Given that, stateless LSTM should be used if the instances of different batches are independent, e.g, when modelling sentence-level patterns and each instance is a sentence - the state should be reset to "sentence beginning" for every new instance. Stateful LSTM is more useful if there is continuity between the ith instance of all batches, e.g., when modelling document-level patterns (without resetting at sentence boundaries). In this case the ith instance of each batch should be the consequent sentences from the ith document.

dolaameng on 26 Sep 2016

👍9

All 2 comments

1) An LSTM predicts based on the activation of the memory cell in the previous timestep. So do you copy that activation between batches?

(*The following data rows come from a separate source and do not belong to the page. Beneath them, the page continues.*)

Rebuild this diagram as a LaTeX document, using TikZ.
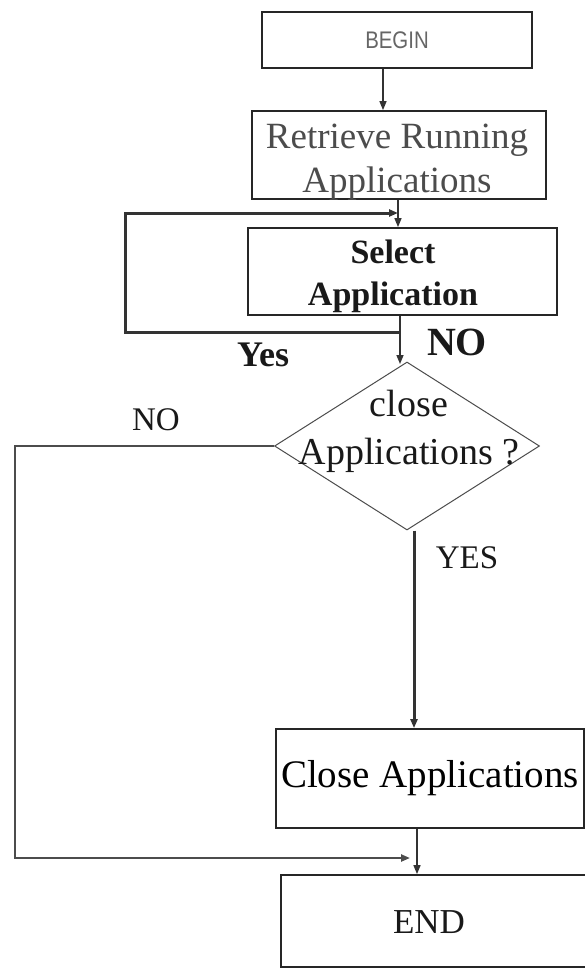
\documentclass[tikz,border=0pt]{standalone}
\usepackage{fontspec}
\usepackage{graphicx}
\setmainfont{Liberation Serif}
\newfontfamily\beginfont{Liberation Sans}
\usetikzlibrary{shapes.geometric,arrows.meta}
\begin{document}
\begin{tikzpicture}[x=1pt,y=-1pt,
  box/.style={draw=black!85, line width=1.8pt, inner sep=0pt, rectangle},
  tip/.style={-{Triangle[length=9pt,width=7pt]}},
  arr/.style={draw=black!80, line width=1.5pt, tip},
  heavy/.style={draw=black!80, line width=3pt, tip},
  grayline/.style={draw=black!70, line width=2.4pt, tip},
  lbl/.style={inner sep=0pt, text=black!90}]
\useasboundingbox[fill=white] (0,0) rectangle (585,969);

% boxes
\node[box, minimum width=270pt, minimum height=56pt] (begin) at (397,40)
  {\beginfont\fontsize{24}{28}\selectfont\color{black!60}\scalebox{0.85}[1]{BEGIN}};
\node[box, minimum width=294pt, minimum height=88pt] (retr) at (399,155) {};
\node[lbl, align=center, text=black!70, font=\fontsize{37}{44}\selectfont] (retrtext)
  at (397,162) {Retrieve Running\\Applications};
\node[box, minimum width=309pt, minimum height=87pt] (sel) at (402.5,271.5) {};
\node[lbl, align=center, font=\bfseries\fontsize{34}{42}\selectfont] (seltext)
  at (393,276.5) {Select\\Application};
\node[diamond, draw=black!70, line width=1pt, minimum width=265pt, minimum height=168pt,
  inner sep=0pt] (dec) at (407,446) {};
\node[lbl, align=center, font=\fontsize{38}{48}\selectfont] (dectext) at (409,431)
  {close\\Applications ?};
\node[box, minimum width=308pt, minimum height=99pt, font=\fontsize{39}{46}\selectfont]
  (close) at (430,778.5) {Close Applications};
\node[box, minimum width=320pt, minimum height=92pt, anchor=west] (end) at (280,921) {};
\node[lbl, font=\fontsize{35}{42}\selectfont] (endtext) at (429,922) {END};

% labels
\node[lbl, font=\bfseries\fontsize{36}{40}\selectfont] (yes1) at (263,355) {Yes};
\node[lbl, font=\bfseries\fontsize{40}{44}\selectfont] (no1) at (457,342) {NO};
\node[lbl, font=\fontsize{33}{38}\selectfont] (no2) at (156,420) {NO};
\node[lbl, font=\fontsize{33}{38}\selectfont] (yes2) at (467,558) {YES};

% helper coordinates
\coordinate (c1) at (383,0);
\coordinate (c2) at (398,0);
\coordinate (c3) at (400,0);
\coordinate (c4) at (414,0);
\coordinate (c5) at (417,0);
\coordinate (lb) at (400,332);
\coordinate (lbl) at (125,332);
\coordinate (ltl) at (125,213);
\coordinate (lt) at (398,213);
\coordinate (nlc) at (15,858);
\coordinate (nltip) at (410,858);
\coordinate (dtop) at (400,364);

% connectors
\draw[arr] (begin.south -| c1) -- (retr.north -| c1);
\draw[arr] (retr.south -| c2) -- (sel.north -| c2);
\draw[heavy] (lb) -- (lbl) -- (ltl) -- (lt);
\draw[arr] (sel.south -| c3) -- (dtop);
\draw[grayline] (dec.west) -| (nlc) -- (nltip);
\draw[heavy] (c4 |- dec.south) -- (c4 |- close.north);
\draw[arr] (close.south -| c5) -- (end.north -| c5);
\end{tikzpicture}
\end{document}
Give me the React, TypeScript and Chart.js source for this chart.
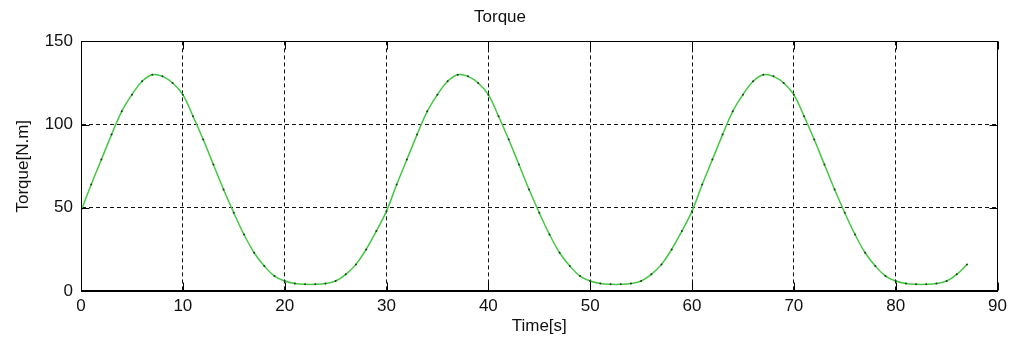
import React, { useEffect, useRef } from "react";
import { Chart, registerables } from "chart.js";

Chart.register(...registerables);

const TITLE = "Torque";
const X_LABEL = "Time[s]";
const Y_LABEL = "Torque[N.m]";

const TIME: number[] = [
  0, 1, 2, 3, 4, 5, 6, 7, 8, 9, 10, 11, 12, 13, 14, 15, 16, 17, 18, 19, 20, 21, 22, 23, 24, 25, 26, 27, 28, 29,
  30, 31, 32, 33, 34, 35, 36, 37, 38, 39, 40, 41, 42, 43, 44, 45, 46, 47, 48, 49, 50, 51, 52, 53, 54, 55, 56, 57, 58, 59,
  60, 61, 62, 63, 64, 65, 66, 67, 68, 69, 70, 71, 72, 73, 74, 75, 76, 77, 78, 79, 80, 81, 82, 83, 84, 85, 86, 87,
];

const TORQUE: number[] = [
  48, 64, 79, 94, 108, 118, 126, 130, 129, 125, 118, 105, 91, 76, 61, 47, 34, 23, 15, 9, 6, 4.5, 4, 4, 4.5, 6, 10, 16, 25, 36,
  48, 64, 79, 94, 108, 118, 126, 130, 129, 125, 118, 105, 91, 76, 61, 47, 34, 23, 15, 9, 6, 4.5, 4, 4, 4.5, 6, 10, 16, 25, 36,
  48, 64, 79, 94, 108, 118, 126, 130, 129, 125, 118, 105, 91, 76, 61, 47, 34, 23, 15, 9, 6, 4.5, 4, 4, 4.5, 6, 10, 16,
];

const X_MIN = 0;
const X_MAX = 90;
const X_STEP = 10;
const Y_MIN = 0;
const Y_MAX = 150;
const Y_STEP = 50;

const FONT = "'Liberation Sans', Arial, sans-serif";

const framePlugin = {
  id: "frameTicks",
  afterDraw(chart: any) {
    const { ctx, chartArea: a, scales } = chart;
    ctx.save();
    ctx.strokeStyle = "#000";
    ctx.lineWidth = 1;
    ctx.setLineDash([]);
    const L = Math.round(a.left) + 0.5;
    const R = Math.round(a.right) - 0.5;
    const T = Math.round(a.top) + 0.5;
    const B = Math.round(a.bottom) - 0.5;
    ctx.strokeRect(L, T, R - L, B - T);
    const len = 8;
    ctx.beginPath();
    scales.x.ticks.forEach((t: any) => {
      const x = Math.round(scales.x.getPixelForValue(t.value)) + 0.5;
      ctx.moveTo(x, B);
      ctx.lineTo(x, B - len);
      ctx.moveTo(x, T);
      ctx.lineTo(x, T + len);
    });
    scales.y.ticks.forEach((t: any) => {
      const y = Math.round(scales.y.getPixelForValue(t.value)) + 0.5;
      ctx.moveTo(L, y);
      ctx.lineTo(L + len, y);
      ctx.moveTo(R, y);
      ctx.lineTo(R - len, y);
    });
    ctx.stroke();
    ctx.restore();
  },
};

export default function App() {
  const ref = useRef<HTMLCanvasElement | null>(null);

  useEffect(() => {
    if (!ref.current) return;
    const data = TIME.map((t, i) => ({ x: t, y: TORQUE[i] }));
    const chart = new Chart(ref.current, {
      type: "line",
      data: {
        datasets: [
          {
            label: "Torque",
            data,
            borderColor: "#44c844",
            borderWidth: 1.5,
            pointRadius: 1,
            pointBackgroundColor: "#1c3f1c",
            pointBorderWidth: 0,
            tension: 0.4,
            fill: false,
          },
        ],
      },
      options: {
        responsive: false,
        animation: false,
        layout: { padding: { left: 0, right: 12, top: 0, bottom: 0 } },
        plugins: {
          legend: { display: false },
          tooltip: { enabled: false },
          title: {
            display: true,
            text: TITLE,
            color: "#111",
            font: { family: FONT, size: 17, weight: "normal" },
            padding: { top: 7, bottom: 14 },
          },
        },
        scales: {
          x: {
            type: "linear",
            min: X_MIN,
            max: X_MAX,
            afterFit(scale: any) {
              scale.height = 48;
            },
            ticks: {
              stepSize: X_STEP,
              color: "#111",
              padding: 5,
              maxRotation: 0,
              font: { family: FONT, size: 17 },
            },
            grid: {
              color: "#111",
              lineWidth: 1,
              drawTicks: false,
            },
            border: { display: true, color: "#000", dash: [4, 3] },
            title: {
              display: true,
              text: X_LABEL,
              color: "#111",
              font: { family: FONT, size: 17 },
              padding: { top: 0, bottom: 2 },
            },
          },
          y: {
            type: "linear",
            min: Y_MIN,
            max: Y_MAX,
            afterFit(scale: any) {
              scale.width = 81;
            },
            ticks: {
              stepSize: Y_STEP,
              color: "#111",
              padding: 8,
              font: { family: FONT, size: 17 },
            },
            grid: {
              color: "#111",
              lineWidth: 1,
              drawTicks: false,
            },
            border: { display: true, color: "#000", dash: [4, 3] },
            title: {
              display: true,
              text: Y_LABEL,
              color: "#111",
              font: { family: FONT, size: 17 },
              padding: { top: 13, bottom: 0 },
            },
          },
        },
      } as any,
      plugins: [framePlugin],
    });
    return () => chart.destroy();
  }, []);

  return (
    <div style={{ position: "absolute", left: 0, top: 0, width: 1012, height: 339, background: "#fff" }}>
      <canvas ref={ref} width={1012} height={339} style={{ display: "block" }} />
    </div>
  );
}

Or do you set it to all zeroes? That is what distinguishes a stateful and stateless LSTM. So state refers to neuron activations, not to the parameters (which are kept in either case).

2) Depends if you want predictions in batch n to depend on the state in batch n-1. For example, in language modelling, successive batches are successive chunks of text so it makes sense to keep the state. But if you know successive batches are unrelated to each other, it might make more sense to reset the state.